_EXCERPTED DATA_.
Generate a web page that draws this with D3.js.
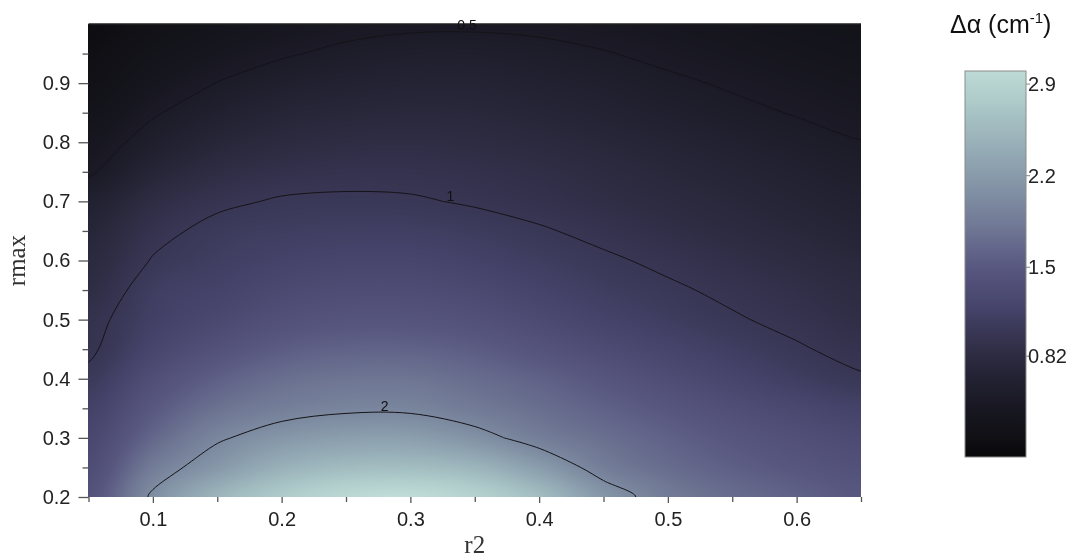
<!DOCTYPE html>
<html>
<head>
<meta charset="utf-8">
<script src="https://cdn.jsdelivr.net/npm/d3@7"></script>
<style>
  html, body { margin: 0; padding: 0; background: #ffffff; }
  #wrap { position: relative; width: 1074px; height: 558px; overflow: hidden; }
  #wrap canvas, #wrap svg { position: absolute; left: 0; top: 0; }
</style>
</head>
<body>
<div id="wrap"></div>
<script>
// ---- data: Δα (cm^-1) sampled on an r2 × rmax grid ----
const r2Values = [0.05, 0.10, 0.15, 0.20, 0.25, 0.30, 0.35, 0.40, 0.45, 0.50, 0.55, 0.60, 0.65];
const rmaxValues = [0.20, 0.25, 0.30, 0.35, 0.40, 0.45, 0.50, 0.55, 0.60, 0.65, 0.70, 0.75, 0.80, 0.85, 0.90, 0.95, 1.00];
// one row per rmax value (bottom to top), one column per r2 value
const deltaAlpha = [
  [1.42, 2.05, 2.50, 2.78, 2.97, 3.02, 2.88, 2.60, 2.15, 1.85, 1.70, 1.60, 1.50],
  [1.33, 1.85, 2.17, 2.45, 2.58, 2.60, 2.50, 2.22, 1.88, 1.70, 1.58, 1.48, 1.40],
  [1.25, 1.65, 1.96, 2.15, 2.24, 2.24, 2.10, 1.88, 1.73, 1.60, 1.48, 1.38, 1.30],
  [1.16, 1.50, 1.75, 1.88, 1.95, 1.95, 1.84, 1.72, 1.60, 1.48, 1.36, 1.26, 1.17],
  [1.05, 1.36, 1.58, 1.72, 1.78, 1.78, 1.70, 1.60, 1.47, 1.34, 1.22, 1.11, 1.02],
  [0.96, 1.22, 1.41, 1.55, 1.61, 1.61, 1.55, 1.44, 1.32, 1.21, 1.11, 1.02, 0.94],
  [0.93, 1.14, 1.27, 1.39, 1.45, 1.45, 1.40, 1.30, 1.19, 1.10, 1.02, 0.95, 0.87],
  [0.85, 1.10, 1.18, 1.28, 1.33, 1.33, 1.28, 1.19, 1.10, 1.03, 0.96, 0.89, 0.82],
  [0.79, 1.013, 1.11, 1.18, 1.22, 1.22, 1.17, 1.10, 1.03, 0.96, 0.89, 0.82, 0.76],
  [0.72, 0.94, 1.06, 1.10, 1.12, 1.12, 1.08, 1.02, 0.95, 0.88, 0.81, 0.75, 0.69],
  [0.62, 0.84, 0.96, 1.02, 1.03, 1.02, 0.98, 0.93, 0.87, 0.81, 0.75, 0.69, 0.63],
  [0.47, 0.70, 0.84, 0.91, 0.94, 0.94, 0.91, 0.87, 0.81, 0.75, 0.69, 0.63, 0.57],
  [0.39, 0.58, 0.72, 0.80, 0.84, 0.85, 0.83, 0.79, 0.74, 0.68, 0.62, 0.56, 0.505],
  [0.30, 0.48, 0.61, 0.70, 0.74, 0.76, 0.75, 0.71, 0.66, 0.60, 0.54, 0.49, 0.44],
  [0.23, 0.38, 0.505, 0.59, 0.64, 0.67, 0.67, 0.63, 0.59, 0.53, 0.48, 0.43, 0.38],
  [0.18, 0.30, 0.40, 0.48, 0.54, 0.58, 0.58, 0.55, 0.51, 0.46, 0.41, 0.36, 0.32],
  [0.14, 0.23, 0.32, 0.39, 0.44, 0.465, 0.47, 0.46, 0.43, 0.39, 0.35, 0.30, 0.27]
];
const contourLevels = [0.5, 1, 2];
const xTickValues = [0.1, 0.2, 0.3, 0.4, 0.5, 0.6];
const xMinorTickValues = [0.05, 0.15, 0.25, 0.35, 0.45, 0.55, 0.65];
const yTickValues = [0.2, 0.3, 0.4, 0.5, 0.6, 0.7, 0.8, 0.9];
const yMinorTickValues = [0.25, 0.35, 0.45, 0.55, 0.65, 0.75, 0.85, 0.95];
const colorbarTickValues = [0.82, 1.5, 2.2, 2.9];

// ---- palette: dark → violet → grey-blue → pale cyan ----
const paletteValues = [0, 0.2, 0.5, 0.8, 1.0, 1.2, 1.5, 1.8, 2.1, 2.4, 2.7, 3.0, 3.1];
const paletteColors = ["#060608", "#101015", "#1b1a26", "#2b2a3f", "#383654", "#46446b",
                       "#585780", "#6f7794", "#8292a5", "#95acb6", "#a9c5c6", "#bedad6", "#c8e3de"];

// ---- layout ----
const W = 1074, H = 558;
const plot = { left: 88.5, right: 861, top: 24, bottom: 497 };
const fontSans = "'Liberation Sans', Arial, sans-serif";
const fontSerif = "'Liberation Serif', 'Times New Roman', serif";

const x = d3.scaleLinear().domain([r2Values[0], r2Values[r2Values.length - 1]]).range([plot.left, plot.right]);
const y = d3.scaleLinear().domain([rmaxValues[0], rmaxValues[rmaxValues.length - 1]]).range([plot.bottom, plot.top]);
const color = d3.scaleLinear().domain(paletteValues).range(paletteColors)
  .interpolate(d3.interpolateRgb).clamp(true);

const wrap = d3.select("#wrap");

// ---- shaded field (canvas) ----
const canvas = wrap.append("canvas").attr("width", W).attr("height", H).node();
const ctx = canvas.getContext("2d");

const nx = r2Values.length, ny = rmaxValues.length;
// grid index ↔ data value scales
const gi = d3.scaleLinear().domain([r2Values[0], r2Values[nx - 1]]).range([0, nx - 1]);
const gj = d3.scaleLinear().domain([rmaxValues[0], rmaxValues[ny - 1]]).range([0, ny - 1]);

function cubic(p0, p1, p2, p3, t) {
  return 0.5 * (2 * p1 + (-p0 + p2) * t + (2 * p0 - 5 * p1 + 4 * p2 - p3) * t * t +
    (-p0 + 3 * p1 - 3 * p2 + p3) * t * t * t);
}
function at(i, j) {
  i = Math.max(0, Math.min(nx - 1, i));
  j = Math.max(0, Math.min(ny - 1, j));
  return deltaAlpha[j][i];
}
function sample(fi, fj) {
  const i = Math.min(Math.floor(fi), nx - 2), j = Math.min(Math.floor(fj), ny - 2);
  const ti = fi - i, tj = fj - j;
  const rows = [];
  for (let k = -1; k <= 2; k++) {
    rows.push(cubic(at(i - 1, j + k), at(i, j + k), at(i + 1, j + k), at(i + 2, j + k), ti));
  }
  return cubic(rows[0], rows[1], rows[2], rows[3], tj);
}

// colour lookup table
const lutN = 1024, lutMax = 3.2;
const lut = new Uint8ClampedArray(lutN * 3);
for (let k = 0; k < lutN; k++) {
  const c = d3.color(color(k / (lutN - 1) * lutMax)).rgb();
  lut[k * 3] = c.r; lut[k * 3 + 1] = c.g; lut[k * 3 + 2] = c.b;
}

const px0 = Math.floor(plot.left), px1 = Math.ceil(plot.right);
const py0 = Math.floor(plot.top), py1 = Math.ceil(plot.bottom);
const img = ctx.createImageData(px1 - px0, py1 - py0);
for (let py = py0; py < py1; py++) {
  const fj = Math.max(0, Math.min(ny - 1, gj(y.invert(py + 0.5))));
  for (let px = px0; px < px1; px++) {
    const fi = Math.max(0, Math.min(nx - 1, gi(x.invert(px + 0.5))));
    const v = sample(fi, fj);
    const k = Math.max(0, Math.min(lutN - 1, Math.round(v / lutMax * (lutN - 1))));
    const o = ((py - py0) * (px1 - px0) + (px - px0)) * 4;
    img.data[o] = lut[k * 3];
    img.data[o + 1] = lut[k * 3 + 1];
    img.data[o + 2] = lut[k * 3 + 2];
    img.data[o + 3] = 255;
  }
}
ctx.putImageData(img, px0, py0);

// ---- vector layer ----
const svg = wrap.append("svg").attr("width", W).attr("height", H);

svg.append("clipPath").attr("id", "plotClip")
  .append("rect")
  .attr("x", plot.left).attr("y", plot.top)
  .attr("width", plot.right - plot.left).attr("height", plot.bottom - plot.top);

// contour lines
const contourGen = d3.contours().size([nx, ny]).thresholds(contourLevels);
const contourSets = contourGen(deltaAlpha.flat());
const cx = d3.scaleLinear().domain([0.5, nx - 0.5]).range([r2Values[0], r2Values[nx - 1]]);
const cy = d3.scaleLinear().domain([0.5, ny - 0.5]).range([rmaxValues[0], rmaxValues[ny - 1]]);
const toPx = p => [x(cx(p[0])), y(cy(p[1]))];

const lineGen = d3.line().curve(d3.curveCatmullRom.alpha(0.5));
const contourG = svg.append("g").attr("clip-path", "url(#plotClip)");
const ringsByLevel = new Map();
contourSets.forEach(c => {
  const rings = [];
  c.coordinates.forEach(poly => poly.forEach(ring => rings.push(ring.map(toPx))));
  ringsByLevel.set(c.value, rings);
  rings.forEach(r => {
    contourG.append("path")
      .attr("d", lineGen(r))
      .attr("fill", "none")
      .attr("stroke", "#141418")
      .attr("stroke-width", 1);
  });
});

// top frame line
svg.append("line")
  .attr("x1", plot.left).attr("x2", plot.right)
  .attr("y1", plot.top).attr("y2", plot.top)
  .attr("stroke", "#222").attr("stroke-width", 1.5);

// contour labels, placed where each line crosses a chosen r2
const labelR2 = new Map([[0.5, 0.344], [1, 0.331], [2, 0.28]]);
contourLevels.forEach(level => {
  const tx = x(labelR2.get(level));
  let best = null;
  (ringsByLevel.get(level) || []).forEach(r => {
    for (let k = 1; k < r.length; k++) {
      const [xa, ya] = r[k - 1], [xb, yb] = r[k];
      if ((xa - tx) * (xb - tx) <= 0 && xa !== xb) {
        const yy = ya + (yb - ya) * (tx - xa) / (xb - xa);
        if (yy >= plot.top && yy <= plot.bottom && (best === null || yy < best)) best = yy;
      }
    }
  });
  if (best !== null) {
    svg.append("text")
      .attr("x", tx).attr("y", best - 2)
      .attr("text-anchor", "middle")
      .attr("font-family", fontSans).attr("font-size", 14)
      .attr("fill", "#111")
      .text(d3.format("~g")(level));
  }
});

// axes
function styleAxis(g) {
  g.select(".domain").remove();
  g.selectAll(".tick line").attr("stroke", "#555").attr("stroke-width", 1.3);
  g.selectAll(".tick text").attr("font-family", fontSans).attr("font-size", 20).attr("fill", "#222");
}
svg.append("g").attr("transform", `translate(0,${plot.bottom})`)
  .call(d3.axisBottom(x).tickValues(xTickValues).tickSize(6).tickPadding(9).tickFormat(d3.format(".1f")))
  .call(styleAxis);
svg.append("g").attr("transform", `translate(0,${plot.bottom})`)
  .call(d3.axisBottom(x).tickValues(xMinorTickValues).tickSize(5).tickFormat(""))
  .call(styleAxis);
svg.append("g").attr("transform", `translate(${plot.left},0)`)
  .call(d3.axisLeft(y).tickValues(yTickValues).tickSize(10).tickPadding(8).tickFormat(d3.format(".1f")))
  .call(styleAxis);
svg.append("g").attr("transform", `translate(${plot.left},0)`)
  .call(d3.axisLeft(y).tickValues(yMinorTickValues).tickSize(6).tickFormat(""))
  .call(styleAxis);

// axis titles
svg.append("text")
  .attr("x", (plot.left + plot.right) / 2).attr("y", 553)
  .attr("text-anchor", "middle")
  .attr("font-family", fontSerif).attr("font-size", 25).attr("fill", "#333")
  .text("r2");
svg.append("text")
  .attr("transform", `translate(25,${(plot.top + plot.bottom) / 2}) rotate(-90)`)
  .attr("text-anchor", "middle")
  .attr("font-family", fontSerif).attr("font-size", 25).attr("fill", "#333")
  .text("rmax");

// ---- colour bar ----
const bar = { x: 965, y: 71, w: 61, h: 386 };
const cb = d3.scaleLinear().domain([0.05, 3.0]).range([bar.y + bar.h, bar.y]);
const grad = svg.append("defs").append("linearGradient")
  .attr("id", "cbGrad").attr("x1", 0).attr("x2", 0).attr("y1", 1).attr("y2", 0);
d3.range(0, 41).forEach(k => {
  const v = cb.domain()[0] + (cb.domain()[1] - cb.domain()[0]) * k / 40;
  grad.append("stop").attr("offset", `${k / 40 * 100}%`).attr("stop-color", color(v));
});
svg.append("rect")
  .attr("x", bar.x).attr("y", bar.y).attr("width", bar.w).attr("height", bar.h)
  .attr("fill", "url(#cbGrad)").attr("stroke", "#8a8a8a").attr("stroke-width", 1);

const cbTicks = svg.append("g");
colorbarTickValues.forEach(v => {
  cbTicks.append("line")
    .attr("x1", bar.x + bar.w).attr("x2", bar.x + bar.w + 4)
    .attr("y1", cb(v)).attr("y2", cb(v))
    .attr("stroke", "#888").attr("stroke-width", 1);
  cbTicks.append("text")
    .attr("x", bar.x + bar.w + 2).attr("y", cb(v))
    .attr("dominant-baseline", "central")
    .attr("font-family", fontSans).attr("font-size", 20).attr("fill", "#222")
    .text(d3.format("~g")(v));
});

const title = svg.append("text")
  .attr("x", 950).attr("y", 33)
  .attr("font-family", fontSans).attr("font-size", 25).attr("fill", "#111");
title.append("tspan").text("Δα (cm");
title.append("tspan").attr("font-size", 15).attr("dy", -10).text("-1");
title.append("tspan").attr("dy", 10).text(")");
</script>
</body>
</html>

---

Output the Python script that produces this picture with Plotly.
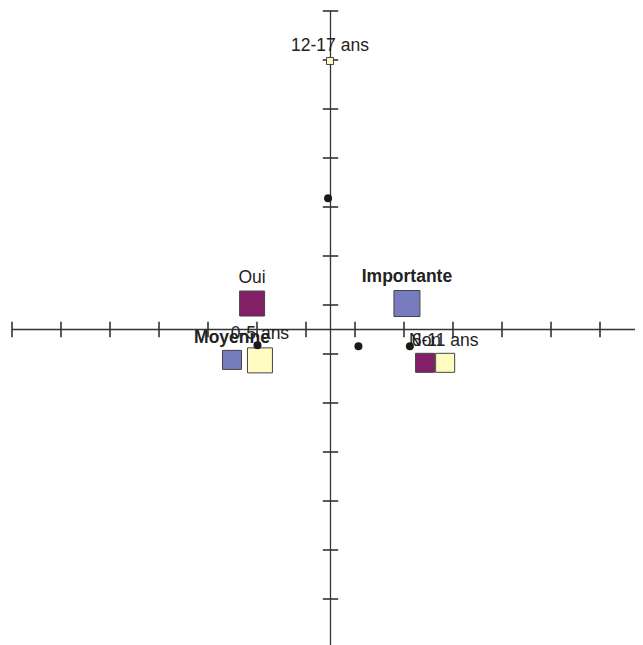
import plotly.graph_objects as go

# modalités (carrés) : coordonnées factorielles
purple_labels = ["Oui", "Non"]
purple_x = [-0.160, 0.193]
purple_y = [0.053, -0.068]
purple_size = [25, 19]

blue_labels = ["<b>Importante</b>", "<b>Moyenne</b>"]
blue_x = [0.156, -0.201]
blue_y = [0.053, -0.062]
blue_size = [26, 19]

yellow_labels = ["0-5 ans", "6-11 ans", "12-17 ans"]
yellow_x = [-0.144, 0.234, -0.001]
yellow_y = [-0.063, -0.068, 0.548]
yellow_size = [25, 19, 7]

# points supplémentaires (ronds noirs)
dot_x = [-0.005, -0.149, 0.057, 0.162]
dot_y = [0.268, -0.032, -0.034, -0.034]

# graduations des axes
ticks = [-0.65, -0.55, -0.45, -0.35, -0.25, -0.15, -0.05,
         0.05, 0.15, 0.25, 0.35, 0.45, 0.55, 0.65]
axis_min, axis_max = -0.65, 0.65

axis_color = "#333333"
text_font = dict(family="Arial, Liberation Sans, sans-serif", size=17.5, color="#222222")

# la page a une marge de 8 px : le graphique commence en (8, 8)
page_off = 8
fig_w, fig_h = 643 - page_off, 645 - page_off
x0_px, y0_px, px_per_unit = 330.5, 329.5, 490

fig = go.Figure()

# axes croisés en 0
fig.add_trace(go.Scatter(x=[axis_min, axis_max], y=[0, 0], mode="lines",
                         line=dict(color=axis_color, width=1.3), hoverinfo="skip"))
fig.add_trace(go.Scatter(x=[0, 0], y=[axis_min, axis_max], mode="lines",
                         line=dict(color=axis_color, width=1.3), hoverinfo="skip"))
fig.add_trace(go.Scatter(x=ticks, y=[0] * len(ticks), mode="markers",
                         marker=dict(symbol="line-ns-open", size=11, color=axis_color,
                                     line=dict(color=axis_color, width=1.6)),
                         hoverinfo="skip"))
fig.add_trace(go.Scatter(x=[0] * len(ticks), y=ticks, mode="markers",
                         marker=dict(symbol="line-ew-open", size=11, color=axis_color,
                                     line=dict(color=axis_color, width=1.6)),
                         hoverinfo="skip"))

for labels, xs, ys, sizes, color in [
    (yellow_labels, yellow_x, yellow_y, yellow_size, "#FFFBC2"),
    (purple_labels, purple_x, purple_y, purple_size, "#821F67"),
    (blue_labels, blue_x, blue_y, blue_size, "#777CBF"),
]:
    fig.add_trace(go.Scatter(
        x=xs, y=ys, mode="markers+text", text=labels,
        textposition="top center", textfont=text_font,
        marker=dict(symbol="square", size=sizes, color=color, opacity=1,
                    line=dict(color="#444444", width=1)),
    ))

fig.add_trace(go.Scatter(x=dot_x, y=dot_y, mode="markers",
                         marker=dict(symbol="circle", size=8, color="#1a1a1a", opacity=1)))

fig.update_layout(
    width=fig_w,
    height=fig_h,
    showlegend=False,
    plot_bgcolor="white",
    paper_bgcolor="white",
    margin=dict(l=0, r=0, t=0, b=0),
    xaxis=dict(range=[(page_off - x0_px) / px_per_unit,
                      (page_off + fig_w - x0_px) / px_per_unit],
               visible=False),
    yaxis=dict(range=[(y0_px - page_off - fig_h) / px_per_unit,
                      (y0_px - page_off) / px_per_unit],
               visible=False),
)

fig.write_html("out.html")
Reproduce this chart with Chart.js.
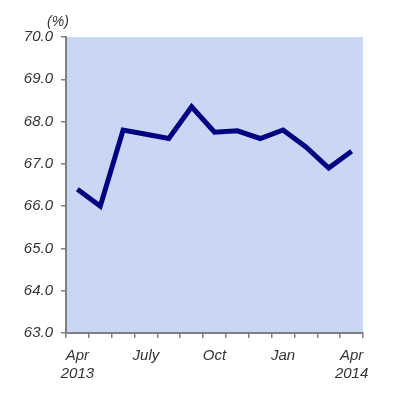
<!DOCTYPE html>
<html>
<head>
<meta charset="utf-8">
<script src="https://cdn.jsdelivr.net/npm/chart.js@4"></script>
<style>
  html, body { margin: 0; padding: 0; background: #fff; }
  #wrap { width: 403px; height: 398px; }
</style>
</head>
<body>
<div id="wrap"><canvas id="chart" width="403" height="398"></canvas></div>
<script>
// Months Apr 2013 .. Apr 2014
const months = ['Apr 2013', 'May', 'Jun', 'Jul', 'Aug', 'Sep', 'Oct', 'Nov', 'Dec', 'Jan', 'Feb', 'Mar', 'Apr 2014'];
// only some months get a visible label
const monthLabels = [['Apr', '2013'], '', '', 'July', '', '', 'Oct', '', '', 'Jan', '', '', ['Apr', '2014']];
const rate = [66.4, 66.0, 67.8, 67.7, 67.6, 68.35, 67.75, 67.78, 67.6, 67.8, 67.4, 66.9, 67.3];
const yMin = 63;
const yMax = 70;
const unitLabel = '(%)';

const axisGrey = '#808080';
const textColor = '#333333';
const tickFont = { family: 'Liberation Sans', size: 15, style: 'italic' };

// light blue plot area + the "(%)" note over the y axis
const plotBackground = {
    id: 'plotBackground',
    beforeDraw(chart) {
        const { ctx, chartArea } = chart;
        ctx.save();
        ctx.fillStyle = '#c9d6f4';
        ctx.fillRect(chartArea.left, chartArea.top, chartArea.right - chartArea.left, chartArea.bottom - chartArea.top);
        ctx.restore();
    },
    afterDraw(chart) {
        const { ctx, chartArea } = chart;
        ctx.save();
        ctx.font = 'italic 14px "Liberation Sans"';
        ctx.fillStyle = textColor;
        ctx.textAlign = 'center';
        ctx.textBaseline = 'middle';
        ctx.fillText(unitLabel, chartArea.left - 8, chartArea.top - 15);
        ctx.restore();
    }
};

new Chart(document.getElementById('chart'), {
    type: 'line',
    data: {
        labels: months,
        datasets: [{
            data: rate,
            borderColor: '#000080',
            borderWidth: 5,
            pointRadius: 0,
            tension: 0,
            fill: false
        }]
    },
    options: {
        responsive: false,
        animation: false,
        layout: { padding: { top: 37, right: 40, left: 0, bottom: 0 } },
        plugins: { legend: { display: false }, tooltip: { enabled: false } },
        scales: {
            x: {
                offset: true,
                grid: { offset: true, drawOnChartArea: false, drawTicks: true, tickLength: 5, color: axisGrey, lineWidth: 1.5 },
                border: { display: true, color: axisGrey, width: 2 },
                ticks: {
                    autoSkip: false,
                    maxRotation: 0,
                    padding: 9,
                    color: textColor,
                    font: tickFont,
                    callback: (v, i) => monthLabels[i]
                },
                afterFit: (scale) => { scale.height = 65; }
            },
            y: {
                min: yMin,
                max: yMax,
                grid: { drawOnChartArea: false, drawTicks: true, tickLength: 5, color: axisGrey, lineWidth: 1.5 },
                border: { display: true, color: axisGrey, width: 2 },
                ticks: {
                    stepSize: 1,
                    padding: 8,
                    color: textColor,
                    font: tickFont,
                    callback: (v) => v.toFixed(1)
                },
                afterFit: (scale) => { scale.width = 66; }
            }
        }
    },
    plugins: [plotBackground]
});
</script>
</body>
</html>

---

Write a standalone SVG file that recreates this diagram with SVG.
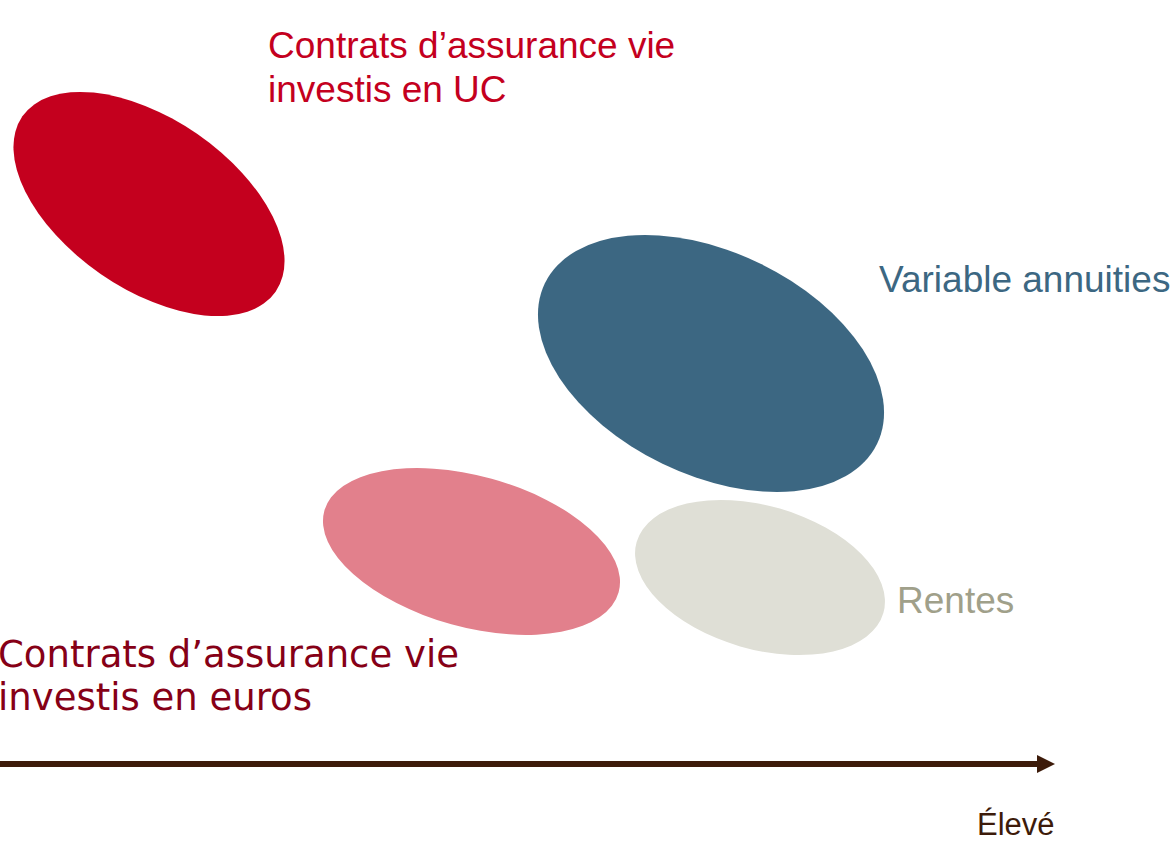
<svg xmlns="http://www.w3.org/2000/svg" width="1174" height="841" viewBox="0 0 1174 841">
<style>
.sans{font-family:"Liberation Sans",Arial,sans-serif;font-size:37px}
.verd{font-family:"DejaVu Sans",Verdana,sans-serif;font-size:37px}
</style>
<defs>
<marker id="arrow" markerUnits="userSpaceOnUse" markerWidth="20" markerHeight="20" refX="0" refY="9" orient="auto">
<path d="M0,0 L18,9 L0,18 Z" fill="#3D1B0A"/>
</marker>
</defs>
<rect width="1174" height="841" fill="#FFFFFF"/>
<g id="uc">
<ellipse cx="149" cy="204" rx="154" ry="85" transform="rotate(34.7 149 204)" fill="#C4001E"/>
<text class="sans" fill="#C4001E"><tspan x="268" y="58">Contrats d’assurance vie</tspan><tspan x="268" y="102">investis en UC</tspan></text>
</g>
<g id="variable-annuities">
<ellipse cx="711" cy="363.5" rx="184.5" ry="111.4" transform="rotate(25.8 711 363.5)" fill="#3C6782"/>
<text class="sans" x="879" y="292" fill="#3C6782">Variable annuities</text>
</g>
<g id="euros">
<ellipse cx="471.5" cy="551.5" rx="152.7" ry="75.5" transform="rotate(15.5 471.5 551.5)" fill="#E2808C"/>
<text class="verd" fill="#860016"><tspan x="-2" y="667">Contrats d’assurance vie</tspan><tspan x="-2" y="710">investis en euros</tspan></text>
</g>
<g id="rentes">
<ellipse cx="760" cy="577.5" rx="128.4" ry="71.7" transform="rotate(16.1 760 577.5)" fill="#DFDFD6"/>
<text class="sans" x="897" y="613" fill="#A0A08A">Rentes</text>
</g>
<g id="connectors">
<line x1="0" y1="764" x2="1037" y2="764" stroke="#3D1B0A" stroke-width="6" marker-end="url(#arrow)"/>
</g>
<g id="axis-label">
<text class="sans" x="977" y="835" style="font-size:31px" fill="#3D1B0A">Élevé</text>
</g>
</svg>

_EXERCISE GOAL_.
Using the data above, which lines fall from the one with "Reproduce this chart with Chart.js." through the one with "const unitLabel = '(%)';"? Repeat them exactly, ends included, minus any pictures.

_TASK RESPONSE_.
Reproduce this chart with Chart.js.
<!DOCTYPE html>
<html>
<head>
<meta charset="utf-8">
<script src="https://cdn.jsdelivr.net/npm/chart.js@4"></script>
<style>
  html, body { margin: 0; padding: 0; background: #fff; }
  #wrap { width: 403px; height: 398px; }
</style>
</head>
<body>
<div id="wrap"><canvas id="chart" width="403" height="398"></canvas></div>
<script>
// Months Apr 2013 .. Apr 2014
const months = ['Apr 2013', 'May', 'Jun', 'Jul', 'Aug', 'Sep', 'Oct', 'Nov', 'Dec', 'Jan', 'Feb', 'Mar', 'Apr 2014'];
// only some months get a visible label
const monthLabels = [['Apr', '2013'], '', '', 'July', '', '', 'Oct', '', '', 'Jan', '', '', ['Apr', '2014']];
const rate = [66.4, 66.0, 67.8, 67.7, 67.6, 68.35, 67.75, 67.78, 67.6, 67.8, 67.4, 66.9, 67.3];
const yMin = 63;
const yMax = 70;
const unitLabel = '(%)';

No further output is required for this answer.